Discipleship isn’t easy, but it is always worth it
August 2, 2022Disciple of Excellence
August 16, 2022By Elvis Garcia
In 2003, after having been married for only four months, Wendy and I left Guatemala. Today there are still wedding gifts packed in what used to be Wendy’s room in her parents’ house in Guatemala.
We officially arrived in Ripley, Mississippi, in September of that year. I started doing everything I could to attract people. We rented a place, put up a sign, got chairs. I created flyers and cards to put in Hispanic and local stores. I mailed out invitation letters. The opening day arrived and the number of people who arrived was . . . zero! I kept inviting but producing the same result for the following months.
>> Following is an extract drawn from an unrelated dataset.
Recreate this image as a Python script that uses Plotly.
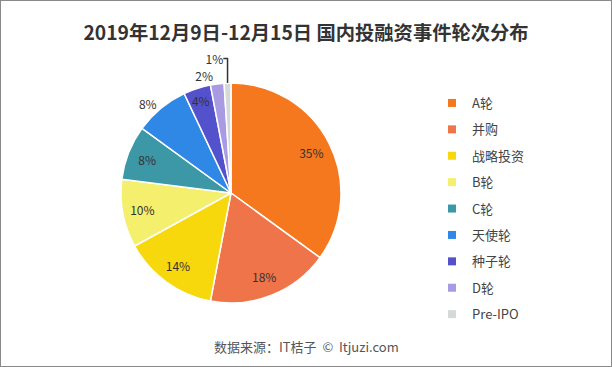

This time was difficult. I questioned my call and wondered why I was in the United States away from my country instead of doing ministry in Guatemala where we had already left a planted church. This time led me to read the fundamental commands of Jesus, pray, and research traditional church growth in North America. I read statistics on how hundreds of churches close each year, how many pastors resign, and how materialism, post-modernism, and humanism have infiltrated the church in North America.
After a time of prayer and much discussion, I put aside the excuses and began to use the Bible as my church planting book and the words of the Great Commission in Matthew 28:19-20 as the steps to a process:
- Go. We began to go out, talk to people, and develop relationships. We had to go to people, because people were not going to come to me.
- Make disciples. We realized the need for a simple, biblical and transferable process.
- Baptize them. We introduced people to membership in our church and began to seek each member’s place in the congregation.
- Teach them to keep all the things that Jesus has commanded. We continued with training and leadership development.
Acts 1:8 instructs us to be Jesus’ witnesses in “Jerusalem, Judea, Samaria, and to the ends of the earth.” We started talking to each resident around the church and continued to spread out in concentric circles. We continued this practice during the years we were in Ripley; we made maps of neighborhoods, and twice we knocked on doors or visited every Hispanic home in the entire city.
When we met someone, we explained our process, and people were very pleased to know that we had a defined plan; however, it was weak. I knew some methods of discipleship that we used in Guatemala, but they did not offer a complete process, and I did not want to leave people halfway. I wanted something that would take a person from being a sympathizer to a new believer, to a disciple, to a member, and finally to a leader and servant in the church.
If we analyze the discipleship ministry of Jesus, we see he called his disciples, trained them, and sent them out. Paul followed a similar pattern. If we were going to develop a movement, we needed a whole process of development within the local church.
In our church, after people accepted Christ, we made sure that they were properly discipled and that they learned, among other things, that they should also disciple others and that their main purpose is to become servants of God . . . but everyone? Should all members of the church learn to serve and get involved in the ministry and be useful for the kingdom? Yes! It is clear God wants all of his children to serve him. Ephesians 4 tells us that he instituted different gifts to equip the saints for the work of the ministry for the edification of the body of Christ. This is impossible to accomplish only sitting in a weekly service; discipleship is relational.
It was only a matter of time before we began to see multiplication at higher levels. God led us to purchase a 22,000 square foot warehouse and six acres of land, but before purchasing the building, every Sunday for many months we had to put extra chairs as the leaders were bringing people to Sunday service. They were welcomed, cared for, and discipled by each of our eleven home groups in three different cities. We met with about twenty group leaders each week; this was an electrifying meeting and full of testimonies, prayers, and thanksgiving for what God was doing in each group. These were ordinary members trained with practical skills to do ministry.
In 2012, we reported that 380 people were presented with the gospel, 43 people were discipled, and 22 people were baptized during that year – all this through the work of the members of the church. The vision of the church was and is currently “every believer a disciple, every disciple a leader, and every house a small group.”
Several church leaders began to express desires to branch out and plant new churches in different areas. “Pastor, I can’t wait any longer! I need to go out and start a church.”
The first brother that left was our worship leader, Humberto Regalado, who moved with his family to Tupelo, Mississippi, without any economic support but only with the desire to serve Jesus and make disciples.
He was followed by Erlin Pech, who left for Oxford, Mississippi, and was later joined by his friend Luis Huchin, who is the current pastor in Oxford. A few years later Erlin moved to Campeche, Mexico, where he is making disciples and being used greatly by God and is about to become a ChangeMaker for our association.
Daniel Polanco also told me, “I have been praying for a year, and I can no longer resist God’s call.” In the end he settled in at Calvary Baptist Church in Horn Lake where he is doing an incredible job.In conclusion, we were able to experience what happens when biblical principles are put into practice – they produce results. We didn’t have good music, we didn’t have our own building, we moved locations four times, and we only had what was truly necessary: the Bible, discipleship, and training. And in the end, not only did we send missionaries to the largest cities in northern Mississippi, but we also supported the training and development of missionaries in the southern part of the state; and we supported the founding of Hispanic Baptist Missionary Association.